Only 59% of the 57,200km of highways under federal administration are in good shape, down from 67.5% in 2017, according to a study by national transport infrastructure department DNIT and published by the transports ministry.
The study showed that 18% of the highways are in a regular state, 10% are bad conditions, and 13% are considered terrible. In the 2017 survey, 21% of highways were considered regular, 7% bad, and 5% terrible.

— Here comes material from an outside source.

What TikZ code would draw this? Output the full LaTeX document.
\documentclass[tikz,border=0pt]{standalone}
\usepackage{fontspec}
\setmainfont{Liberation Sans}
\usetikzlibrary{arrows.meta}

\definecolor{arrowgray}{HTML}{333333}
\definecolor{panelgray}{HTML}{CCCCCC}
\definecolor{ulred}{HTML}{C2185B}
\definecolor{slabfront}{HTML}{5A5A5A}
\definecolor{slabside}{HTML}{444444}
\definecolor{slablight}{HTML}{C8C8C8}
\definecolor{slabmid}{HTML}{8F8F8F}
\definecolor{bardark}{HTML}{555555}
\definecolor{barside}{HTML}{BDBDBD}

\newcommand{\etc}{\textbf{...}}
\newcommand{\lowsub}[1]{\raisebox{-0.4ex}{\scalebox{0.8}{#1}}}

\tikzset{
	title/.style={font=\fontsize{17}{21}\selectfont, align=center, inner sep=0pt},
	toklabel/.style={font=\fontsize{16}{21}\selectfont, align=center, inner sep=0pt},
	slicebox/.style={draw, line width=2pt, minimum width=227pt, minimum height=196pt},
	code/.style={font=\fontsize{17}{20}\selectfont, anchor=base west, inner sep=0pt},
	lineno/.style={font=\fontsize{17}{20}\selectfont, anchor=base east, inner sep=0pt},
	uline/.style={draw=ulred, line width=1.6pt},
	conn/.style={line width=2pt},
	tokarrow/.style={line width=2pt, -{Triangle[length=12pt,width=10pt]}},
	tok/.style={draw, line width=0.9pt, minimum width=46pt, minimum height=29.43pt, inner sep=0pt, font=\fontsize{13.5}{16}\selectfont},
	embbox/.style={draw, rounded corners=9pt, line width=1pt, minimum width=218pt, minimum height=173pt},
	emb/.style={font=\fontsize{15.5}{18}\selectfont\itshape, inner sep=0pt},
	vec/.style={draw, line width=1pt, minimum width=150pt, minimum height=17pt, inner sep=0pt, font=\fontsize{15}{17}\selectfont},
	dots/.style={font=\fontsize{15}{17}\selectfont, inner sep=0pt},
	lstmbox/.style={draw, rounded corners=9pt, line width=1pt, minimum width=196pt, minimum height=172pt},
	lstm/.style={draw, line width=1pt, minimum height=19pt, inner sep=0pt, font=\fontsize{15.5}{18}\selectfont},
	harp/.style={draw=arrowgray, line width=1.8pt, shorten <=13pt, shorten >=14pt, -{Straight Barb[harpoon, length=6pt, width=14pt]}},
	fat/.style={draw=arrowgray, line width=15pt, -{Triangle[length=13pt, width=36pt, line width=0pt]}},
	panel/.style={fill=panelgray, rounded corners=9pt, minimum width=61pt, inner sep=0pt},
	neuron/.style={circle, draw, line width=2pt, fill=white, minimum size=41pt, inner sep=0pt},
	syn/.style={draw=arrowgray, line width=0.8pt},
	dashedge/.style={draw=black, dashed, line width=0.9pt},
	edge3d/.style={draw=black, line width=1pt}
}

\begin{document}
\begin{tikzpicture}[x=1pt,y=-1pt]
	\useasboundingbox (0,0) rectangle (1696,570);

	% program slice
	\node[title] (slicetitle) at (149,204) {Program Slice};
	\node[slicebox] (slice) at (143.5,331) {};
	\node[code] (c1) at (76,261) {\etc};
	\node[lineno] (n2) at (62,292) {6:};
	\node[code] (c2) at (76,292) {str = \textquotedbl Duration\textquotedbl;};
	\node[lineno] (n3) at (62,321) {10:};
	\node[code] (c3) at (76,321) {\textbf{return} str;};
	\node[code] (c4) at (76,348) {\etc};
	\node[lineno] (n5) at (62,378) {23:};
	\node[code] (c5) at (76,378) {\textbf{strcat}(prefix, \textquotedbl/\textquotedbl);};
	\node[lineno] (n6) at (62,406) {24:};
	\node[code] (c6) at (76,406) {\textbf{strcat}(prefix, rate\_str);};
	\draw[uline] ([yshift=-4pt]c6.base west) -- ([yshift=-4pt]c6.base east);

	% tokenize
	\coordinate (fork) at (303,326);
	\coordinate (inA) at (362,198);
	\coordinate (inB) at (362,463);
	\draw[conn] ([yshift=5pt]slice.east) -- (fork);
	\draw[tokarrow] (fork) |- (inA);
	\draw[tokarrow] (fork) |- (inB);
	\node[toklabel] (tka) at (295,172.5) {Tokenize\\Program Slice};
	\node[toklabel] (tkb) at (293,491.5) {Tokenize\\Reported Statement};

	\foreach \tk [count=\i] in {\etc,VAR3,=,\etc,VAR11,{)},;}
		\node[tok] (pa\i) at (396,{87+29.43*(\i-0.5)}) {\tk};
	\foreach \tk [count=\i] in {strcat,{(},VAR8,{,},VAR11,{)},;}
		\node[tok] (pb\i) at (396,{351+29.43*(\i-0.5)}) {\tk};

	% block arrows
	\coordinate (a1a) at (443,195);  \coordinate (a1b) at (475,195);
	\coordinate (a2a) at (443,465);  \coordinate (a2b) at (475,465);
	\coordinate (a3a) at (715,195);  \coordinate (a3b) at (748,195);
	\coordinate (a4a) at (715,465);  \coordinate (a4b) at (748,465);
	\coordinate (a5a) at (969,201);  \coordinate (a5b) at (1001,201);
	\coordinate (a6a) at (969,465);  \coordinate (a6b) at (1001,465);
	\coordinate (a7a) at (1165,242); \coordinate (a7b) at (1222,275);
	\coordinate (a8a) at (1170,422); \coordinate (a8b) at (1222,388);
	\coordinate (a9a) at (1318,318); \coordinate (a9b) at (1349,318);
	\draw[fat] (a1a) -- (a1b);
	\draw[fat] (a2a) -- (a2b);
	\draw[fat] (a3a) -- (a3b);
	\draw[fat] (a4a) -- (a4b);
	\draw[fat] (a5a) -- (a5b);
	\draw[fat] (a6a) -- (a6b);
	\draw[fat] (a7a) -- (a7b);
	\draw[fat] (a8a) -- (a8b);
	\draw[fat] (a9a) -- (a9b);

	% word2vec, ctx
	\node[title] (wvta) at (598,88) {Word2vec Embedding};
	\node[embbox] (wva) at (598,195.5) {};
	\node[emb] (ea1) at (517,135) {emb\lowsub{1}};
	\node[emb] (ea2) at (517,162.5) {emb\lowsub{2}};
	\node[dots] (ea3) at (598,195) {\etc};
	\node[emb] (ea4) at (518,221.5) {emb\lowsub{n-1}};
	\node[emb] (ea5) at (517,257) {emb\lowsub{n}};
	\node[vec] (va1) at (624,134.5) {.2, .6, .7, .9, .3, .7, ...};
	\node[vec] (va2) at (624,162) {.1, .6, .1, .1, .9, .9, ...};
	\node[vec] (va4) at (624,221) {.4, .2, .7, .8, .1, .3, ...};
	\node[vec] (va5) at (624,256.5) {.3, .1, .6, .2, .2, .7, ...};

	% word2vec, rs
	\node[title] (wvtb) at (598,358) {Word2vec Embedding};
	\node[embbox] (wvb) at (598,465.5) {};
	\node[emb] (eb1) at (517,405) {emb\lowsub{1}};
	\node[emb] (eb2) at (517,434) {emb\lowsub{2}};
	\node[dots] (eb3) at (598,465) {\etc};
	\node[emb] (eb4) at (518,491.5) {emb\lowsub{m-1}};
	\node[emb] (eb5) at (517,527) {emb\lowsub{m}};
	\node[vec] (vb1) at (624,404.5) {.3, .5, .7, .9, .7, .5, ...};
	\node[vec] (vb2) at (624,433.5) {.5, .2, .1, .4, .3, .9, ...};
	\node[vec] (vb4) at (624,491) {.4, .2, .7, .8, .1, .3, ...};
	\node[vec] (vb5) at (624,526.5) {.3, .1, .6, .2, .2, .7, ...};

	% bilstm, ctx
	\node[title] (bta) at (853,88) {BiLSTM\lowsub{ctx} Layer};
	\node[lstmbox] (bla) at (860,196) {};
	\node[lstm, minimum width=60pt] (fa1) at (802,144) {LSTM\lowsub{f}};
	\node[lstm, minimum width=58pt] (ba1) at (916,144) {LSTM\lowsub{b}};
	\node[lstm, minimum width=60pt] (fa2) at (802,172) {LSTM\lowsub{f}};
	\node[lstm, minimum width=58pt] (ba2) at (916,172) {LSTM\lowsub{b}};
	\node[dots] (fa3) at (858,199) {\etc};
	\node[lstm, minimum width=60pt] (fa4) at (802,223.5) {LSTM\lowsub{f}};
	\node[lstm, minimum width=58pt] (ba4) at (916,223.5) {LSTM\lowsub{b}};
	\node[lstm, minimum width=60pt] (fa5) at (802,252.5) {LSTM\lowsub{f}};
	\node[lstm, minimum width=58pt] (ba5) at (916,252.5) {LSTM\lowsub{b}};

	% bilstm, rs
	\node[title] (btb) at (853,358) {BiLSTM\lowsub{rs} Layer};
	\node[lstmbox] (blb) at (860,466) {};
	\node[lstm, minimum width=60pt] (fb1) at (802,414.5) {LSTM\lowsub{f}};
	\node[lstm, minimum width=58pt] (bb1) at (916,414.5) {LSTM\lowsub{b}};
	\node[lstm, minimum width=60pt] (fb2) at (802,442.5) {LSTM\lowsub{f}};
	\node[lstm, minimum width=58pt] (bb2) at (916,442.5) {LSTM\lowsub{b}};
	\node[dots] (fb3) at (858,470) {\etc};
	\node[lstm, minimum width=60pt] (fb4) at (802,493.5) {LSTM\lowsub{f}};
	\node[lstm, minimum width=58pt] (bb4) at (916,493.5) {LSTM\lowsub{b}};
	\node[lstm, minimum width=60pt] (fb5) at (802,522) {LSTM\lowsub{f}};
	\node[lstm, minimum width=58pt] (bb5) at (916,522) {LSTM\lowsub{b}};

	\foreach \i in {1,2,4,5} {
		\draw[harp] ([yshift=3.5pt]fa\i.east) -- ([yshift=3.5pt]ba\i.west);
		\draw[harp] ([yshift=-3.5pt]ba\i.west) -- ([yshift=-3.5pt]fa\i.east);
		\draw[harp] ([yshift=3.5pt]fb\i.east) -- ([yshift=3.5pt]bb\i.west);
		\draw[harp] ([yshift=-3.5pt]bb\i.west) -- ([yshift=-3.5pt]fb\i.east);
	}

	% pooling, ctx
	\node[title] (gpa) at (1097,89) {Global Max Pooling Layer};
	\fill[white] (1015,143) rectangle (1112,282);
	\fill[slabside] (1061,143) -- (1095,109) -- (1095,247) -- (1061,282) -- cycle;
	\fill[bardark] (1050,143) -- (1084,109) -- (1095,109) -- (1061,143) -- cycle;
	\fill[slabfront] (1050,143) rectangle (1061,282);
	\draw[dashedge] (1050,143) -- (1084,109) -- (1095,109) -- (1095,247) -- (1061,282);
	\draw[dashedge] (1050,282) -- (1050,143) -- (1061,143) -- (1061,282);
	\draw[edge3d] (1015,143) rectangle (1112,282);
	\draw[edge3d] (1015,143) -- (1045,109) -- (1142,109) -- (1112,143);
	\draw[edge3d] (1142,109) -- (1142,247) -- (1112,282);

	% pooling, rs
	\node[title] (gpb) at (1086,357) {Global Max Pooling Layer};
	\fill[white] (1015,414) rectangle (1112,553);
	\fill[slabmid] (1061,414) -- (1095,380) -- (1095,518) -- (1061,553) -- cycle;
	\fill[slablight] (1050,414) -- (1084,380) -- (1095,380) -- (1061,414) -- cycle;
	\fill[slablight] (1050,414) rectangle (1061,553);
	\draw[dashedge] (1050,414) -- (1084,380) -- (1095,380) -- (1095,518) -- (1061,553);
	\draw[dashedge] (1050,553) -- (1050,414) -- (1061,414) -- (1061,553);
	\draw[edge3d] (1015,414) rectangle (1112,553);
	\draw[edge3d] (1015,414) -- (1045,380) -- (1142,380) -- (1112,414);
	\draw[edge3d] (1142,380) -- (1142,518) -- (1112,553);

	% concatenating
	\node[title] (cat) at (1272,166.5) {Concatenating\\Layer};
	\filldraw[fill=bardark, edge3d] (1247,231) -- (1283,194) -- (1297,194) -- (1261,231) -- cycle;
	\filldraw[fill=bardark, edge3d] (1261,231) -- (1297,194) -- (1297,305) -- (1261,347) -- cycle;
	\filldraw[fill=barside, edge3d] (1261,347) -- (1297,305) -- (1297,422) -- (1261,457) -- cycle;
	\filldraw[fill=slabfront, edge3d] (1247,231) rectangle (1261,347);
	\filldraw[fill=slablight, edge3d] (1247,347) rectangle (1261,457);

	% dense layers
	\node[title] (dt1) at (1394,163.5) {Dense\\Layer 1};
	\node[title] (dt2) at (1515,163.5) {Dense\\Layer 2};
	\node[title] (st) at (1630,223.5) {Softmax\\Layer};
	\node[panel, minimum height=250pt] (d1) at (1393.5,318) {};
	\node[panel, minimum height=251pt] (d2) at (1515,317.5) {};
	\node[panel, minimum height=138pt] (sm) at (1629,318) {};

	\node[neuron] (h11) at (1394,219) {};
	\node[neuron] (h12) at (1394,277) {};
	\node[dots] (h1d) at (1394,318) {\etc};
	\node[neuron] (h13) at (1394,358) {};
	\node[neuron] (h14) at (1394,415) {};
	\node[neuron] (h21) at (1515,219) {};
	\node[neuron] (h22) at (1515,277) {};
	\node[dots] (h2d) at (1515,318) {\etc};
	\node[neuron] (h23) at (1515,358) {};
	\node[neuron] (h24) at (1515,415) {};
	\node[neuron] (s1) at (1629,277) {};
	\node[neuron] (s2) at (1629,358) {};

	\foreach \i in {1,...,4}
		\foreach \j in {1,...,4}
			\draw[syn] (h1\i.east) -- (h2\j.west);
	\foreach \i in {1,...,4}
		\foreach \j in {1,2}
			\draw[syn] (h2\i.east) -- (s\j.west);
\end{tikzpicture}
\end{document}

The deterioration of highways across the nation came as federal government reduced the volume of investments in maintenance, due to fiscal restrictions amid the reduction of tax collection. Brazil's economy contracted 3.5% in 2015 and also in 2016, and since then it is facing challenge to recovery the lost ground. In 2017 country's GDP expanded just 1% and this year it is projected to expand at a similar level, according to economists.
Over the last years, the transport ministry's road budget contracted by 28% from 9.66bn reais (US$2.56bn) between 2011 and 2014 to 6.97bn reais from 2015 to 2018, according to the DNIT study.
HIGHER LOGISTICS COSTS
The poor quality of highways across Brazil increased logistic costs for companies.
Logistics costs increased to around 12.4% of companies' gross revenues last year, up from 11.7% in 2015, according to a study by think tank Fundação Dom Cabral.
This increase translates into 15.5bn reais additional expenses for local companies, which already pay higher logistics costs than companies elsewhere.
"Unfortunately, we have not seen the government investing in infrastructure so the trend is that we will have the continued deterioration of our infrastructure networks, mainly our roads, and this is likely to generate more costs for companies," study author Paulo Resende told BNamericas earlier this year.